L'ordonnance de clôture a été rendue le 24 mai 2022.

Conformément aux dispositions de l'article 455 du code de procédure civile, il y a lieu de se reporter aux conclusions des parties ci-dessus visées, pour un exposé plus ample des prétentions et moyens des parties.

MOTIFS DE LA DÉCISION

Sur la prescription de la demande du salarié en rappel de salaire pour changement de la qualification professionnelle conventionnelle

La cour retient qu'en application des articles L. 1471-1 et L. 3245-1 du code du travail, en leur rédaction applicable au litige, la durée de la prescription applicable aux demandes du salarié est déterminée par la nature de la créance invoquée.

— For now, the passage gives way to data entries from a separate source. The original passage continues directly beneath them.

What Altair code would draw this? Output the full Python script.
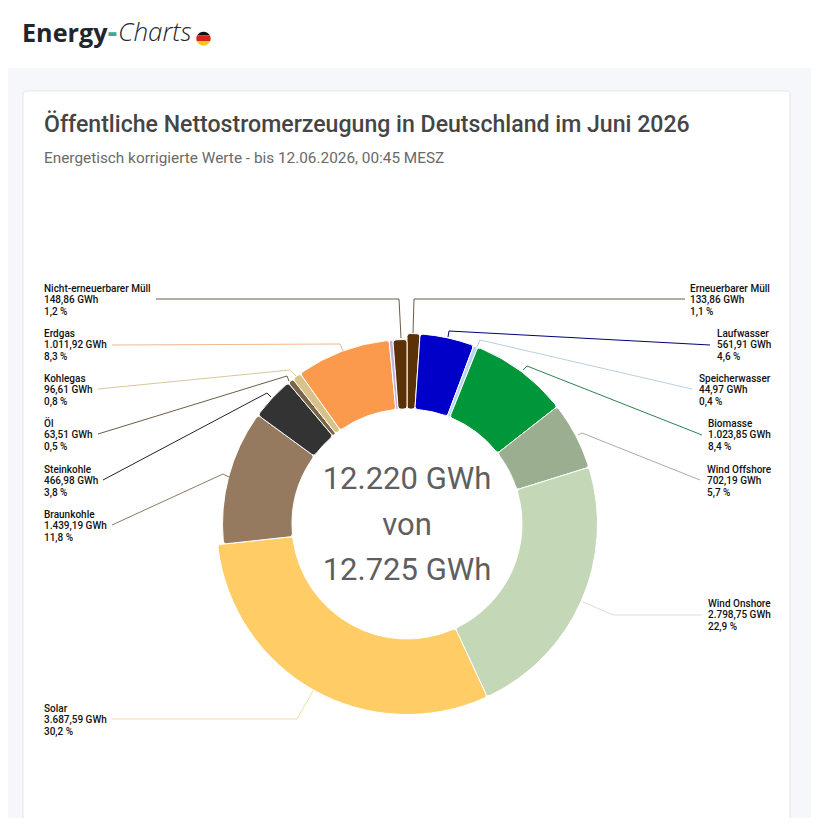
import altair as alt
import pandas as pd

# --- data, clockwise from the top ---
names = ["Erneuerbarer Müll", "Laufwasser", "Speicherwasser", "Biomasse", "Wind Offshore",
         "Wind Onshore", "Solar", "Braunkohle", "Steinkohle", "Öl", "Kohlegas", "Erdgas",
         "Sonstige", "Nicht-erneuerbarer Müll"]
values = [133.86, 561.91, 44.97, 1023.85, 702.19, 2798.75, 3687.59, 1439.19, 466.98, 63.51,
          96.61, 1011.92, 39.81, 148.86]
value_labels = ["133,86", "561,91", "44,97", "1.023,85", "702,19", "2.798,75", "3.687,59", "1.439,19",
                "466,98", "63,51", "96,61", "1.011,92", "", "148,86"]
percent_labels = ["1,1", "4,6", "0,4", "8,4", "5,7", "22,9", "30,2", "11,8", "3,8", "0,5", "0,8", "8,3", "", "1,2"]
colors = ["#5b3208", "#0000c8", "#b8d4ee", "#00963a", "#9cae90", "#c4d8b8", "#ffcc66", "#967a5f",
          "#333333", "#7a6548", "#d9c28a", "#fb9a4d", "#c0b0dc", "#5b3208"]
total = 12220
center_lines = ["12.220 GWh", "von", "12.725 GWh"]

df = pd.DataFrame({"name": names, "value": values, "order": list(range(len(names))), "color": colors})

# --- layout (page pixels; the page margin is taken off in px) ---
M = 8
W, H = 803, 810
CX, CY = 407, 524
R_BIG, R_SMALL, R_IN = 190.5, 184.5, 115
BIG_FIRST_SLICES = 7


def px(v):
    return v - M


label_pos = {
    "Erneuerbarer Müll": (690, 283), "Laufwasser": (717, 328), "Speicherwasser": (699, 373),
    "Biomasse": (708, 418), "Wind Offshore": (707, 464), "Wind Onshore": (708, 598),
    "Solar": (44, 703), "Braunkohle": (44, 509), "Steinkohle": (44, 464), "Öl": (44, 418),
    "Kohlegas": (44, 373), "Erdgas": (44, 328), "Nicht-erneuerbarer Müll": (44, 283),
}
leaders = {
    "Erneuerbarer Müll": ("#6b5d45", [(685, 299), (414, 299), (413, 333)]),
    "Laufwasser": ("#00007a", [(710, 345), (449, 331), (448, 337)]),
    "Speicherwasser": ("#b9cfe0", [(692, 389), (480, 340), (477, 347)]),
    "Biomasse": ("#2f7f4f", [(702, 435), (527, 366), (523, 370)]),
    "Wind Offshore": ("#a8b0a0", [(700, 480), (582, 433), (578, 435)]),
    "Wind Onshore": ("#d8e0d0", [(702, 615), (613, 615), (583, 602)]),
    "Solar": ("#f0dfa0", [(112, 719), (297, 719), (313, 691)]),
    "Braunkohle": ("#8a7a60", [(112, 525), (223, 474), (229, 477)]),
    "Steinkohle": ("#222222", [(103, 480), (267, 393), (271, 397)]),
    "Öl": ("#6b5d45", [(98, 434), (287, 376), (289, 381)]),
    "Kohlegas": ("#d8c79a", [(98, 389), (290, 370), (296, 376)]),
    "Erdgas": ("#f0b890", [(112, 345), (340, 344), (343, 351)]),
    "Nicht-erneuerbarer Müll": ("#6b5d45", [(156, 299), (399, 299), (401, 338)]),
}

one = alt.Data(values=[{"a": 1}])


def rect(x0, y0, x1, y1, color, **kw):
    return alt.Chart(one).mark_rect(color=color, **kw).encode(
        x=alt.value(px(x0)), x2=alt.value(px(x1)), y=alt.value(px(y0)), y2=alt.value(px(y1)))


def text(x, y, s, **kw):
    return alt.Chart(one).mark_text(align=kw.pop("align", "left"), baseline="alphabetic", **kw).encode(
        x=alt.value(px(x)), y=alt.value(px(y)), text=alt.value(s))


layers = [
    rect(0, 0, 819, 68, "#ffffff"),
    rect(23, 91, 790, 840, "#ffffff", stroke="#e4e5ea", strokeWidth=1, cornerRadius=3),
]

# logo
layers += [
    text(22, 42, "Energy", font="Open Sans", fontSize=25.2, fontWeight=700, color="#22262b"),
    text(107.5, 42, "-", font="Open Sans", fontSize=30, fontWeight=700, color="#3fa796"),
    text(118, 41, "Charts", font="Open Sans", fontSize=26, fontWeight=300, fontStyle="italic", color="#22262b"),
]
for shape, color in [("M-0.87,-0.4 A1,1 0 0 1 0.87,-0.4 Z", "#111111"),
                     ("M-0.87,-0.4 L0.87,-0.4 A1,1 0 0 1 0.92,0.33 L-0.92,0.33 A1,1 0 0 1 -0.87,-0.4 Z", "#d5261e"),
                     ("M-0.92,0.33 L0.92,0.33 A1,1 0 0 1 -0.92,0.33 Z", "#f5c518")]:
    layers.append(alt.Chart(one).mark_point(shape=shape, size=220, filled=True, opacity=1, color=color).encode(
        x=alt.value(px(203.5)), y=alt.value(px(38.5))))

# headings
layers += [
    text(44, 132, "Öffentliche Nettostromerzeugung in Deutschland im Juni 2026",
         font="Roboto", fontSize=23.1, fontWeight=500, color="#454545"),
    text(44, 163, "Energetisch korrigierte Werte - bis 12.06.2026, 00:45 MESZ",
         font="Roboto", fontSize=15.35, color="#6a6a6a"),
]

# donut
stacked = alt.Chart(alt.Data(values=df.to_dict("records"))).transform_stack(
    stack="value", groupby=[], as_=["s0", "s1"], sort=[alt.SortField("order")])
theta = alt.Theta("s0:Q", scale=alt.Scale(domain=[0, total], range=[0, 6.283185]))
theta2 = alt.Theta2("s1:Q")
fill = alt.Color("color:N", scale=None)


def ring(radius, flt):
    return stacked.transform_filter(flt).mark_arc(
        radius=radius, radius2=R_IN, cornerRadius=3, stroke="#ffffff", strokeWidth=1).encode(
        theta=theta, theta2=theta2, color=fill, x=alt.value(px(CX)), y=alt.value(px(CY)))


layers.append(ring(R_BIG, f"datum.order < {BIG_FIRST_SLICES}"))
layers.append(ring(R_SMALL, f"datum.order >= {BIG_FIRST_SLICES}"))

# center text
for i, line in enumerate(center_lines):
    layers.append(text(407, 489 + i * 45.7, line, align="center", font="Roboto", fontSize=31, color="#5f5f5f"))

# leaders and labels
for name, v, p in zip(names, value_labels, percent_labels):
    if name not in label_pos:
        continue
    col, pts = leaders[name]
    for (x0, y0), (x1, y1) in zip(pts, pts[1:]):
        layers.append(alt.Chart(one).mark_rule(color=col, strokeWidth=1).encode(
            x=alt.value(px(x0)), x2=alt.value(px(x1)), y=alt.value(px(y0)), y2=alt.value(px(y1))))
    lx, ly = label_pos[name]
    for j, s in enumerate([name, f"{v} GWh", f"{p} %"]):
        layers.append(text(lx, ly + 8.5 + j * 11.5, s, font="Roboto", fontSize=10, fontWeight=500, color="#111111"))

chart = alt.layer(*layers).properties(
    width=W, height=H, padding=0, background="#f6f7fb", autosize=alt.AutoSizeParams(type="none")
).configure_view(stroke=None)

chart.save("out.html", embed_options={"renderer": "svg", "actions": False})
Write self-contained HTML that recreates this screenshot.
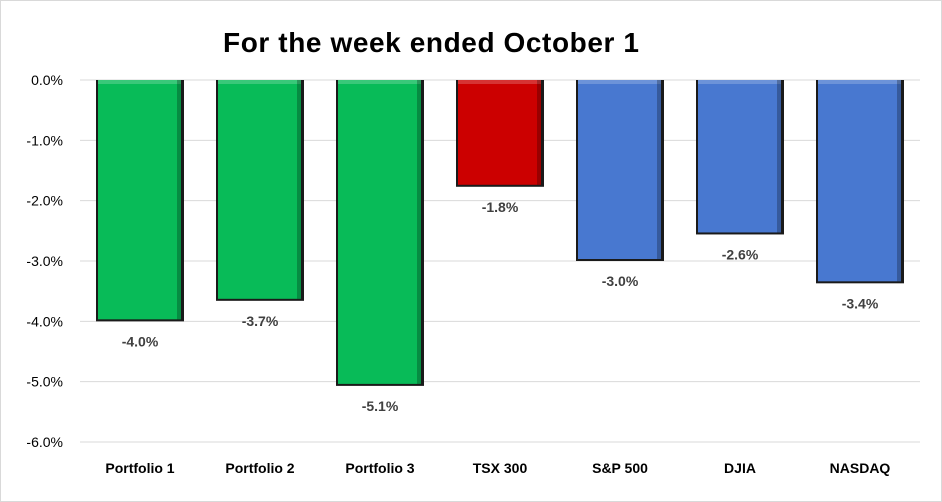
<!DOCTYPE html>
<html><head><meta charset="utf-8"><style>
html,body{margin:0;padding:0;background:#fff}
svg{display:block;font-family:"Liberation Sans",Arial,sans-serif}
</style></head><body>
<svg id="chart" width="942" height="502">
<rect x="0.5" y="0.5" width="941" height="501" fill="#fff" stroke="#d9d9d9"/>
<text x="431" y="52" text-anchor="middle" font-size="28" font-weight="bold" fill="#000" textLength="416">For the week ended October 1</text>
<g id="grid"></g><g id="bars"></g><g id="labels"></g>
</svg>
<script>
const categories=["Portfolio 1","Portfolio 2","Portfolio 3","TSX 300","S&P 500","DJIA","NASDAQ"];
const values=[-4.0,-3.66,-5.07,-1.77,-3.0,-2.56,-3.37];
const colors=["#08bb58","#08bb58","#08bb58","#cc0000","#4878d0","#4878d0","#4878d0"];
const ticks=[0,-1,-2,-3,-4,-5,-6];
const NS="http://www.w3.org/2000/svg";
const x0=80,x1=920,yTop=80,yBot=442,yMin=-6;
const band=(x1-x0)/categories.length,bw=88;
function y(v){return yTop+(v/yMin)*(yBot-yTop);}
function xc(i){return x0+band*(i+0.5);}
function mk(tag,attrs,parent){const e=document.createElementNS(NS,tag);for(const k in attrs)e.setAttribute(k,attrs[k]);parent.appendChild(e);return e;}
const grid=document.getElementById('grid'),bars=document.getElementById('bars'),labels=document.getElementById('labels');
ticks.forEach(t=>{
 const l=mk('line',{x1:x0,x2:x1,y1:y(t),y2:y(t),stroke:'#d9d9d9','stroke-width':1},grid);
 
 
 const tx=mk('text',{x:63,y:y(t)+5,'text-anchor':'end','font-size':14,fill:'#000'},grid);
 tx.textContent=t.toFixed(1)+'%';
 
 
});
values.forEach((v,i)=>{
 const bx=xc(i)-bw/2,by=y(0),bh=y(v)-y(0);
 const g=mk('g',{},bars);
 
 
 mk('rect',{x:bx,y:by,width:bw,height:bh,fill:'#1a1a1a'},g);
 mk('rect',{x:bx+2,y:by,width:bw-5,height:bh-2,fill:colors[i]},g);
 mk('rect',{x:bx+2,y:by,width:bw-5,height:4,fill:'#fff',opacity:0.2},g);
 mk('rect',{x:bx+bw-7,y:by,width:4,height:bh-2,fill:'#000',opacity:0.25},g);
 const vl=mk('text',{x:xc(i),y:y(v)+25,'text-anchor':'middle','font-size':14,'font-weight':'bold',fill:'#404040'},labels);
 vl.textContent=v.toFixed(1)+'%';
 
 
 const cl=mk('text',{x:xc(i),y:473,'text-anchor':'middle','font-size':14,'font-weight':'bold',fill:'#000'},labels);
 cl.textContent=categories[i];
 
 
});
</script>
</body></html>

Dès lors, la demande de rappel de salaire fondée sur une contestation de la classification professionnelle est soumise à la prescription triennale de l'article L. 3245-1 du code du travail.

Ce texte prévoit que l'action en paiement ou en répétition du salaire se prescrit par trois ans à compter du jour où celui qui l'exerce a connu ou aurait dû connaître les faits lui permettant de l'exercer. La demande peut porter sur les sommes dues au titre des trois dernières années à compter de ce jour ou, lorsque le contrat de travail est rompu, sur les sommes dues au titre des trois années précédant la rupture du contrat.

La demande en rappel de salaire ayant été formée par le salarié dans sa requête du 7 novembre 2017, à la suite de la rupture de son contrat de travail, consécutif à sa démission ayant pris effet le 15 septembre 2017, le salarié n'était dès lors pas prescrit en sa demande, qui peut porter sur les trois années précédant la rupture, soit jusqu'au 15 septembre 2014.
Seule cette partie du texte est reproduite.